(What this task involves):
Copy out, from the entries below, each line holding the string "script".

(Dataset excerpts):

+-------+

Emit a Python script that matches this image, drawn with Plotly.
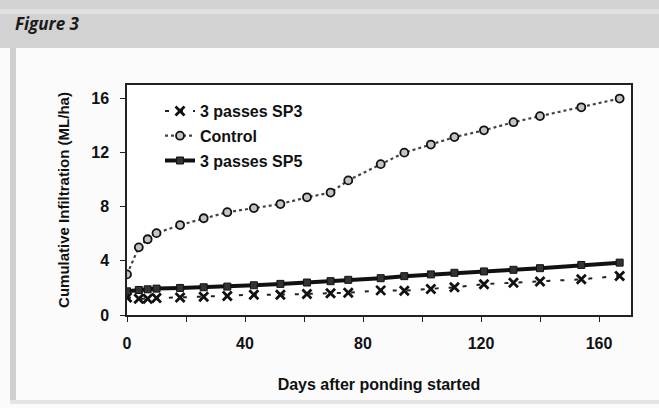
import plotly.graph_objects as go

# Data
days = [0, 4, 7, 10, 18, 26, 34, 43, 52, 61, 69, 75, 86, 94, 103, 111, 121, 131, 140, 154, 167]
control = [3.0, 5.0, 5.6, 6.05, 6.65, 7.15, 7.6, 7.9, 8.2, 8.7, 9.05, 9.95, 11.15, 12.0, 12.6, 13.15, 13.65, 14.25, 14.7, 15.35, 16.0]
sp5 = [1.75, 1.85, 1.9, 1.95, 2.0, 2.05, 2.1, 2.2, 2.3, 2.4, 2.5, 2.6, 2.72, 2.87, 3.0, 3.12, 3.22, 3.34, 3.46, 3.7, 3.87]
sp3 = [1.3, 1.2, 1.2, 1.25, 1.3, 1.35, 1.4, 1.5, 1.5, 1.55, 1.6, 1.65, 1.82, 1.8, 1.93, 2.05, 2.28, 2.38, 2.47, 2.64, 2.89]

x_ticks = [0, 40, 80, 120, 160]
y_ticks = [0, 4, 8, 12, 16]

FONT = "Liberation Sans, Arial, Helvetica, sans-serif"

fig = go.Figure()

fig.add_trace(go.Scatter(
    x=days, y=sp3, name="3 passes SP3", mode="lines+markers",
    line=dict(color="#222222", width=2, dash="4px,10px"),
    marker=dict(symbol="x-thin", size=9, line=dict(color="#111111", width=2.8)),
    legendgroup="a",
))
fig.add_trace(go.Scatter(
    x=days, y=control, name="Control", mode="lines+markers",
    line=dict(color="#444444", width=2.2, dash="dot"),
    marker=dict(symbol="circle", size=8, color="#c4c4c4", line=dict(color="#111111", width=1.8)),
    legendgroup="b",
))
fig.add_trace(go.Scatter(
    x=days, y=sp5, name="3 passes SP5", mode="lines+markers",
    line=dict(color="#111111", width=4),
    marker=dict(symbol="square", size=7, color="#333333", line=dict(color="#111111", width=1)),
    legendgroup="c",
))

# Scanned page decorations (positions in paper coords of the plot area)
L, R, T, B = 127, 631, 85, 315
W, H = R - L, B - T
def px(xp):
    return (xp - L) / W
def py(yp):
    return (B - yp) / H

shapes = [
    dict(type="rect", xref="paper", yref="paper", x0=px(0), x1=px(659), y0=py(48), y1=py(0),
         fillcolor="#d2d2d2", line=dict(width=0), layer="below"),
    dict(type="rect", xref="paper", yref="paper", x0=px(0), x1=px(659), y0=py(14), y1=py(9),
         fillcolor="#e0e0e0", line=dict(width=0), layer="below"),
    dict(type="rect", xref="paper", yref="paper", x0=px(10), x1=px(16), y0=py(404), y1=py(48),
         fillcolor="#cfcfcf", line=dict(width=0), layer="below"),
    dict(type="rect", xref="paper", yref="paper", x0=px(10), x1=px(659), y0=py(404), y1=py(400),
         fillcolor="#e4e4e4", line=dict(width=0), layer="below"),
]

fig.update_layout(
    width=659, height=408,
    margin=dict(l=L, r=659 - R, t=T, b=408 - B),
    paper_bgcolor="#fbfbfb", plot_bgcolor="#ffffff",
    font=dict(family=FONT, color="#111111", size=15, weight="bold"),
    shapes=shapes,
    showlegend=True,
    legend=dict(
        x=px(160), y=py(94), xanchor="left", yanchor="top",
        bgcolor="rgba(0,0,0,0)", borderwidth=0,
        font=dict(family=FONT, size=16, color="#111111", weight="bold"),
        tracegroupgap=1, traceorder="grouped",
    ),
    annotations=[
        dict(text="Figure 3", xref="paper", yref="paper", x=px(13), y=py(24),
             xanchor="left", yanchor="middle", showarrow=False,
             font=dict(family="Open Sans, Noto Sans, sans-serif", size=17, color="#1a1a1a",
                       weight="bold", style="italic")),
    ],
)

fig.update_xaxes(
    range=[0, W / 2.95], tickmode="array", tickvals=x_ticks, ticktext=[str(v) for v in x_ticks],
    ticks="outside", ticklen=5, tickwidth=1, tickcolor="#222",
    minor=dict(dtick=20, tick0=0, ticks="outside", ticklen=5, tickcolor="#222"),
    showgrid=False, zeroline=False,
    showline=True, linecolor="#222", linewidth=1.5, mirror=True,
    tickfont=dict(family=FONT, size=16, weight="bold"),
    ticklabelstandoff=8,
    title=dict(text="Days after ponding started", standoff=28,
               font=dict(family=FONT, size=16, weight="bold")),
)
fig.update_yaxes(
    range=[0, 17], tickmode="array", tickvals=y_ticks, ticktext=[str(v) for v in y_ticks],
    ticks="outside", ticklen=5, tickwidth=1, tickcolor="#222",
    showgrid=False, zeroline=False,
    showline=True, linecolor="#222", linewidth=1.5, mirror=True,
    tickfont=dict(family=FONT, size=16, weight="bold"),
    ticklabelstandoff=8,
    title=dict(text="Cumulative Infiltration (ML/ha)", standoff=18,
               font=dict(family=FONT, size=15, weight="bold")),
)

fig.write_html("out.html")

+-------+

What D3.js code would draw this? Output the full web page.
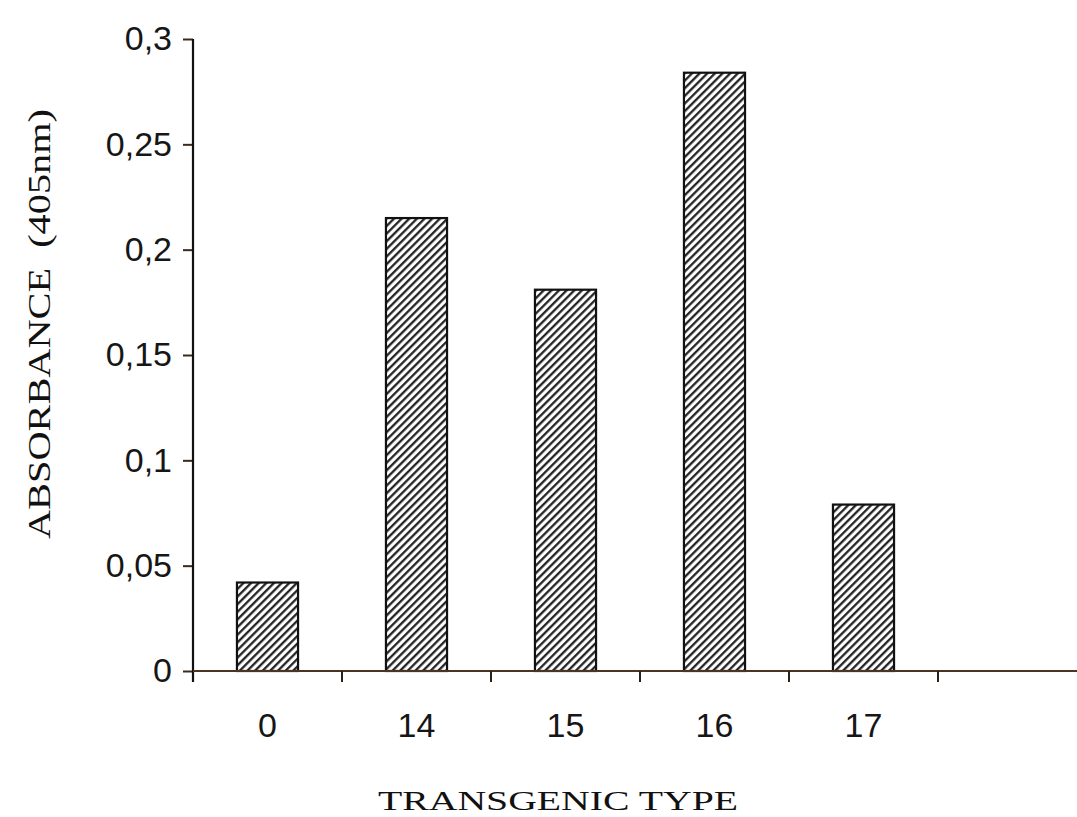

+-------+

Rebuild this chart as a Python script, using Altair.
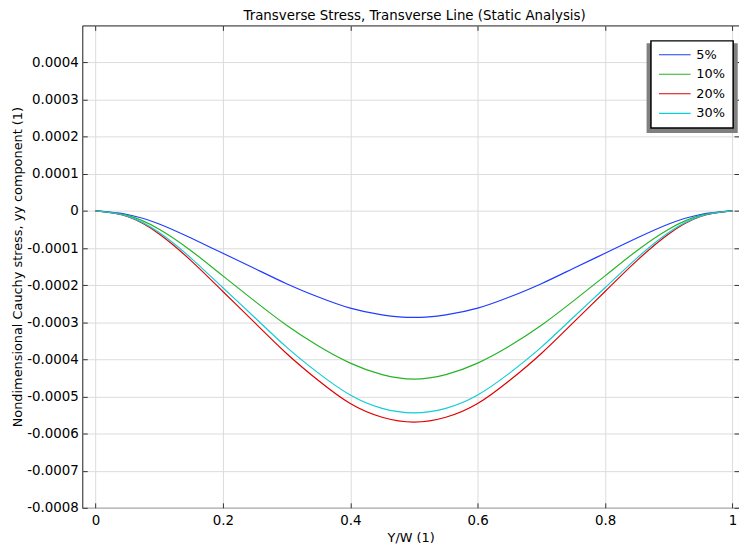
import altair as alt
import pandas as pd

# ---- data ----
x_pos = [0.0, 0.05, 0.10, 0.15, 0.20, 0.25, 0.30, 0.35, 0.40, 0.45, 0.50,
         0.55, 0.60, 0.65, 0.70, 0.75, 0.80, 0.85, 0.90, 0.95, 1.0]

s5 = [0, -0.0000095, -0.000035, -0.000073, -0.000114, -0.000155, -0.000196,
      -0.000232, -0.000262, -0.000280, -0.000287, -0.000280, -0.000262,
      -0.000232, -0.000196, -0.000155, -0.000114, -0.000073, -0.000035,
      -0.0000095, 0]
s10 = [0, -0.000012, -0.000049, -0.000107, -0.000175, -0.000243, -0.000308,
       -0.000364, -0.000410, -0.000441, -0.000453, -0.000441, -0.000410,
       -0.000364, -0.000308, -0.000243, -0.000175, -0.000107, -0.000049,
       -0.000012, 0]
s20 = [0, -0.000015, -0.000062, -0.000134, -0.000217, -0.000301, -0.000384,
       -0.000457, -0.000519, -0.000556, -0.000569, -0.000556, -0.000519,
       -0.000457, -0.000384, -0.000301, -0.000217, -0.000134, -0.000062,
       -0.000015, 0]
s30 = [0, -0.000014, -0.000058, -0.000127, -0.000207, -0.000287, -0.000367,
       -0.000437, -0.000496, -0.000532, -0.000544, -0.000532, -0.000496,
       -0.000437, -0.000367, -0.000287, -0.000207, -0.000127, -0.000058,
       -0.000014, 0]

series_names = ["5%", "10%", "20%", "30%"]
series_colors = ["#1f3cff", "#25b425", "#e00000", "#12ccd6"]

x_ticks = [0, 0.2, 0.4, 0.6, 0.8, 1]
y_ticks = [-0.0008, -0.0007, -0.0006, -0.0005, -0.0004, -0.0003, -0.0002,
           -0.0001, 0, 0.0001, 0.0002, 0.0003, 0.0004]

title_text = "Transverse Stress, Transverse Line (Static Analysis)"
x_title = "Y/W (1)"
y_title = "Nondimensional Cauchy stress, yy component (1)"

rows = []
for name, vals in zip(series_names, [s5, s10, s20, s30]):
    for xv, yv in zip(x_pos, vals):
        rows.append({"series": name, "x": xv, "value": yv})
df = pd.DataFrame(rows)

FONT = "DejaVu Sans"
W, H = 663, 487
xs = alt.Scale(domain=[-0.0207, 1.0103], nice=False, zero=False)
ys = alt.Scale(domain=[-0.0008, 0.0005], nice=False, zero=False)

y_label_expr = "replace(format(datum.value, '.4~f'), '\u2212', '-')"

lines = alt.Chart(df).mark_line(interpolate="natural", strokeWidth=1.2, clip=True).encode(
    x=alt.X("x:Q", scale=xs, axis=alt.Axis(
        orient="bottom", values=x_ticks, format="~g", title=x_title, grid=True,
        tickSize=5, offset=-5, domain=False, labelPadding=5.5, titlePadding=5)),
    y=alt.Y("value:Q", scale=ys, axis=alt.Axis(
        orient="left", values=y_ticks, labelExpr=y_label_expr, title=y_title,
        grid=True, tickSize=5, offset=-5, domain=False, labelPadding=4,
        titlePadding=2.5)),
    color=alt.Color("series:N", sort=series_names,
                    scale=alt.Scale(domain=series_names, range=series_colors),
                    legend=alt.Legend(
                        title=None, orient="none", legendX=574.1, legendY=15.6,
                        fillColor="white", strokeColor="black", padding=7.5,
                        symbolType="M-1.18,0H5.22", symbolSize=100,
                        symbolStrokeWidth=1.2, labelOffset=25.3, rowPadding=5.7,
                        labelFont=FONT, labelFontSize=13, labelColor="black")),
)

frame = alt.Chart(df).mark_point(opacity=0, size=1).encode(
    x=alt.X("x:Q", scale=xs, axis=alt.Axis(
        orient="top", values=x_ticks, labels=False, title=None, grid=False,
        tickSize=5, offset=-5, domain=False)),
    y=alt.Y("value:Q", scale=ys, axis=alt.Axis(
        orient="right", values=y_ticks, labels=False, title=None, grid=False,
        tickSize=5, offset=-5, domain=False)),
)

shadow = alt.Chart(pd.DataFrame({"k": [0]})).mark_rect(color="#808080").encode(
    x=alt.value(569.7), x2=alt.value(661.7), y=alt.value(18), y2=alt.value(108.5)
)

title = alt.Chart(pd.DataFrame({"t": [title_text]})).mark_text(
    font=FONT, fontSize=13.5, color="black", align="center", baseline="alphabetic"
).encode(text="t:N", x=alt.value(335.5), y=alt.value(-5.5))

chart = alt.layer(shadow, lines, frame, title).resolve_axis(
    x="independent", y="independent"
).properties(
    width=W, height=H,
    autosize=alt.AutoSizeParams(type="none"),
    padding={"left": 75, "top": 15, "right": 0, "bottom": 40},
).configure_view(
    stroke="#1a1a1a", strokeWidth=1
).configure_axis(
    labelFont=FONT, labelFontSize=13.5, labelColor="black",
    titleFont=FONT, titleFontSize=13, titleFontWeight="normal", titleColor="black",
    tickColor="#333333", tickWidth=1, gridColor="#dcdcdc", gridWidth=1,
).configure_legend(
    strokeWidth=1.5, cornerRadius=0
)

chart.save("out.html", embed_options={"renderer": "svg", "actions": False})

+-------+

(Answer to the task):
Emit a Python script that matches this image, drawn with Plotly.
Rebuild this chart as a Python script, using Altair.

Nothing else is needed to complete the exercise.